We must work on gun laws, mental health

By
From page A12 | September 20, 2013 |

The issue: Navy Yard killer gave early signs of trouble

Last December, after a deranged gunman killed 20 first-graders and six adults at Sandy Hook Elementary School in Newtown, Conn., the National Rifle Association was ready with a solution.

Said Wayne LaPierre, CEO of the NRA, “The only thing that stops a bad guy with a gun is a good guy with a gun.”

ON MONDAY, a bad guy with a shotgun relieved two good guys, professional security guards, of their handguns and went on a killing rampage at the Washington Navy Yard.

Before police ended the shooting spree and the shooter’s life, Aaron Alexis, 34, had ended the lives of 12 people, some while they were eating breakfast in the courtyard cafeteria of the supposedly secure facility.

Like many mass killers, Alexis, in retrospect, gave telltale warning signs of trouble to come, but these appear to have been missed or rationalized away. His career as a Navy reservist was cut short when he was discharged after nearly four years for general misconduct — reportedly insubordination, absenteeism and disorderly conduct. The Navy Reserve did him a favor by granting him an honorable discharge in January 2011. A general discharge is a red flag to employers.

Alexis had friends, unlike many mass murderers, and they said he was never without a gun.

In 2010 in Fort Worth, Texas, Alexis fired a shot into his floor at the apartment of a neighbor with whom he’d been feuding. His feeble excuse to police was that his hands were greasy from cooking and the gun discharged accidentally.

Six years earlier in Seattle, Alexis shot out the tires of a parked car being used by some construction workers he felt had disrespected him.

HE CAME TO the Washington Navy Yard to work on a computer project for a Defense Department subcontractor. Officials told the Associated Press that, since last month, he’d sought help from the Department of Veterans Affairs for serious mental issues, including paranoia, insomnia and hearing voices.

Clearly, there were signs of a slow-motion mental breakdown that culminated in the random murders of a dozen innocent people whose only offense was to show up for work. If only we had the mechanisms to detect and treat mental illness.

Beyond that is the question of why Alexis was entitled to have a firearm in the first place. The answer is that anybody with the cash can buy heavy-caliber semiautomatic weapons at gun shows or in private transactions. The NRA has made any possibility of a national registry of guns and gun owners politically toxic.

The Navy Yard massacre represents the seventh time in a decade that a gunman has killed 10 or more in a shooting.
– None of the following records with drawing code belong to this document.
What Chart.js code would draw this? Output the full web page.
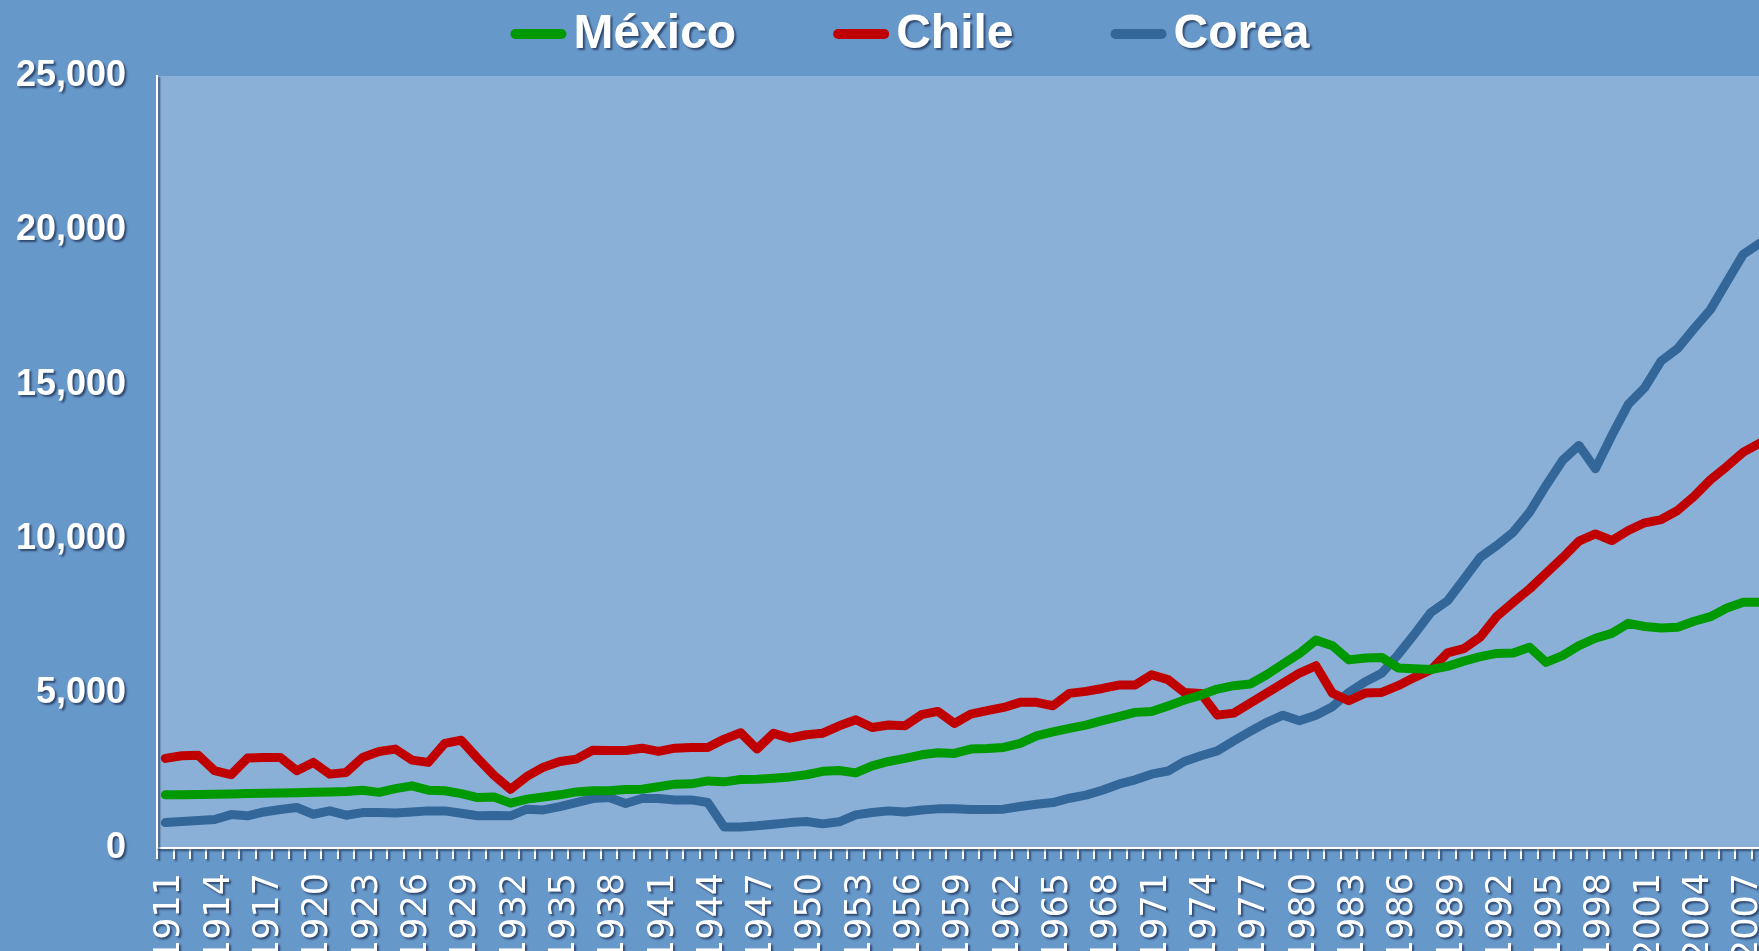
<!DOCTYPE html>
<html>
<head>
<meta charset="utf-8">
<script src="https://cdn.jsdelivr.net/npm/chart.js@4.4.1/dist/chart.umd.min.js"></script>
<style>
  html, body { margin: 0; padding: 0; overflow: hidden; background: #6798CA; }
  #wrap { position: absolute; left: 0; top: 0; width: 1816px; height: 980px; }
</style>
</head>
<body>
<div id="wrap"><canvas id="pibChart" width="1816" height="980"></canvas></div>
<script>
// ---- data (PIB per capita, 1911-2008) ----
const years = [];
for (let y = 1911; y <= 2008; y++) years.push(String(y));

const mexico = [
  1720, 1725, 1730, 1740, 1750, 1760, 1770, 1780, 1790,             // 1911-1919
  1805, 1815, 1825, 1870, 1800, 1920, 2010, 1870, 1850, 1760,       // 1920s
  1630, 1650, 1450, 1580, 1650, 1720, 1815, 1850, 1850, 1890,       // 1930s
  1900, 1980, 2065, 2075, 2170, 2140, 2215, 2225, 2260, 2300,       // 1940s
  2370, 2480, 2510, 2430, 2660, 2800, 2900, 3015, 3080, 3060,       // 1950s
  3200, 3220, 3255, 3385, 3630, 3760, 3870, 3980, 4120, 4250,       // 1960s
  4390, 4420, 4600, 4790, 4950, 5145, 5255, 5310, 5610, 5960,       // 1970s
  6300, 6730, 6550, 6090, 6150, 6170, 5830, 5800, 5780, 5880,       // 1980s
  6050, 6195, 6300, 6310, 6500, 6010, 6230, 6550, 6790, 6950,       // 1990s
  7275, 7170, 7125, 7145, 7340, 7490, 7770, 7955, 7960              // 2000-2008
];

const chile = [
  2900, 2985, 3005, 2500, 2370, 2910, 2930, 2930, 2500,
  2770, 2390, 2445, 2930, 3125, 3200, 2845, 2770, 3385, 3490,
  2900, 2350, 1900, 2315, 2615, 2800, 2875, 3165, 3155, 3155,
  3230, 3125, 3230, 3255, 3255, 3525, 3730, 3200, 3710, 3555,
  3665, 3715, 3955, 4150, 3900, 3980, 3955, 4315, 4420, 4030,
  4335, 4445, 4550, 4715, 4715, 4605, 5005, 5070, 5165, 5275,
  5275, 5610, 5450, 5035, 5005, 4300, 4365, 4690, 5015, 5340,
  5665, 5900, 5015, 4765, 5015, 5035, 5255, 5525, 5770, 6320,
  6455, 6830, 7500, 7955, 8390, 8895, 9395, 9935, 10170, 9955,
  10280, 10530, 10635, 10930, 11385, 11925, 12355, 12820, 13110
];

const corea = [
  820, 855, 885, 920, 1080, 1040, 1165, 1245, 1310,
  1090, 1200, 1060, 1145, 1145, 1135, 1165, 1200, 1200, 1125,
  1040, 1050, 1040, 1255, 1230, 1340, 1470, 1600, 1630, 1440,
  1600, 1600, 1555, 1555, 1470, 680, 680, 715, 770, 820,
  855, 780, 845, 1070, 1145, 1200, 1165, 1230, 1265, 1265,
  1245, 1245, 1255, 1340, 1415, 1470, 1610, 1710, 1870, 2065,
  2205, 2390, 2490, 2800, 2985, 3145, 3470, 3775, 4065, 4300,
  4120, 4300, 4575, 5035, 5385, 5655, 6260, 6930, 7630, 8000,
  8700, 9415, 9795, 10225, 10875, 11740, 12550, 13035, 12280, 13360,
  14365, 14905, 15770, 16170, 16820, 17435, 18335, 19230, 19580
];

const yTicks = [0, 5000, 10000, 15000, 20000, 25000];

const colors = {
  page: '#6798CA',
  plot: '#8BB0D8',
  green: '#009900',
  red: '#C00000',
  blue: '#336699',
  white: '#FFFFFF',
  shadow: 'rgba(10, 20, 50, 0.6)'
};

function setShadow(ctx) {
  ctx.shadowColor = colors.shadow;
  ctx.shadowOffsetX = 2;
  ctx.shadowOffsetY = 2;
  ctx.shadowBlur = 2;
}
function clearShadow(ctx) {
  ctx.shadowColor = 'rgba(0,0,0,0)';
  ctx.shadowOffsetX = 0;
  ctx.shadowOffsetY = 0;
  ctx.shadowBlur = 0;
}

// plot background + shadow on axis text
const plotBg = {
  id: 'plotBg',
  beforeDraw(chart) {
    const { ctx, chartArea: a } = chart;
    ctx.save();
    ctx.fillStyle = colors.plot;
    ctx.fillRect(a.left, a.top, a.right - a.left, a.bottom - a.top);
    ctx.restore();
    setShadow(ctx);
  },
  beforeDatasetsDraw(chart) {
    clearShadow(chart.ctx);
  }
};

// legend drawn by hand: short rounded line + bold label
const topLegend = {
  id: 'topLegend',
  afterDraw(chart) {
    const ctx = chart.ctx;
    const font = 'bold 48px "Liberation Sans", Arial, sans-serif';
    const mark = 46, gapText = 11, gapItem = 97, cy = 34;
    ctx.save();
    ctx.font = font;
    const items = chart.data.datasets.map(ds => ({
      text: ds.label, color: ds.borderColor, w: ctx.measureText(ds.label).width
    }));
    const total = items.reduce((s, it) => s + mark + 6 + gapText + it.w, 0) + gapItem * (items.length - 1);
    let x = 910 - total / 2;
    items.forEach(it => {
      clearShadow(ctx);
      ctx.strokeStyle = it.color;
      ctx.lineWidth = 10;
      ctx.lineCap = 'round';
      ctx.beginPath();
      ctx.moveTo(x + 5, cy);
      ctx.lineTo(x + 5 + mark, cy);
      ctx.stroke();
      x += mark + 6 + gapText;
      setShadow(ctx);
      ctx.fillStyle = colors.white;
      ctx.textAlign = 'left';
      ctx.textBaseline = 'middle';
      ctx.fillText(it.text, x, cy + 1);
      x += it.w + gapItem;
    });
    ctx.restore();
  }
};

const lineStyle = {
  borderWidth: 9,
  pointRadius: 0,
  pointHoverRadius: 0,
  tension: 0,
  fill: false,
  borderJoinStyle: 'round',
  borderCapStyle: 'round'
};

new Chart(document.getElementById('pibChart').getContext('2d'), {
  type: 'line',
  data: {
    labels: years,
    datasets: [
      { label: 'México', data: mexico, borderColor: colors.green, ...lineStyle },
      { label: 'Chile', data: chile, borderColor: colors.red, ...lineStyle },
      { label: 'Corea', data: corea, borderColor: colors.blue, ...lineStyle }
    ]
  },
  options: {
    responsive: false,
    animation: false,
    layout: { padding: { left: -15, right: 46, top: 76, bottom: 4 } },
    plugins: {
      legend: { display: false },
      tooltip: { enabled: false }
    },
    scales: {
      x: {
        offset: true,
        grid: {
          offset: true,
          drawOnChartArea: false,
          drawTicks: true,
          tickLength: 11,
          color: colors.white,
          lineWidth: 2
        },
        border: { display: true, color: colors.white, width: 2 },
        ticks: {
          autoSkip: false,
          maxRotation: 90,
          minRotation: 90,
          padding: 14,
          labelOffset: 5,
          color: colors.white,
          font: { family: '"DejaVu Sans", Verdana, sans-serif', size: 35 },
          callback: function (val, i) {
            return i % 3 === 0 ? this.getLabelForValue(val) : '';
          }
        }
      },
      y: {
        min: 0,
        max: 25000,
        afterBuildTicks: (scale) => { scale.ticks = yTicks.map(v => ({ value: v })); },
        grid: { drawOnChartArea: false, drawTicks: false },
        border: { display: true, color: colors.white, width: 2 },
        ticks: {
          padding: 31,
          color: colors.white,
          font: { family: '"Liberation Sans", Arial, sans-serif', size: 36, weight: 'bold' },
          callback: (v) => v.toLocaleString('en-US')
        }
      }
    }
  },
  plugins: [plotBg, topLegend]
});
</script>
</body>
</html>
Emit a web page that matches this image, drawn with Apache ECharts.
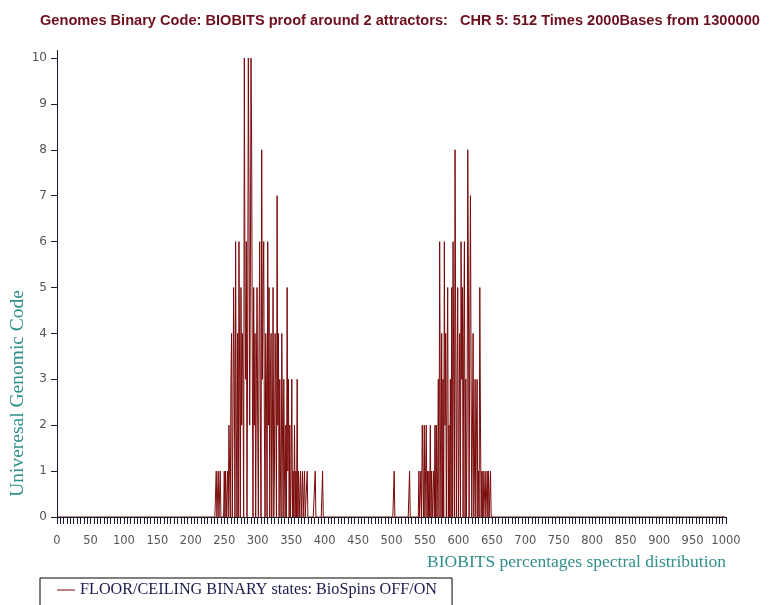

Each killing elicits demands from the public that the government take some kind of action. Each time, the outrage blows over — until the next time.

ONE DAY, PERHAPS soon, the public outrage will reach a critical mass, forcing lawmakers to overcome their fears and act not only on the question of criteria for gun ownership but to patch the gaping holes in our mental-health safety net.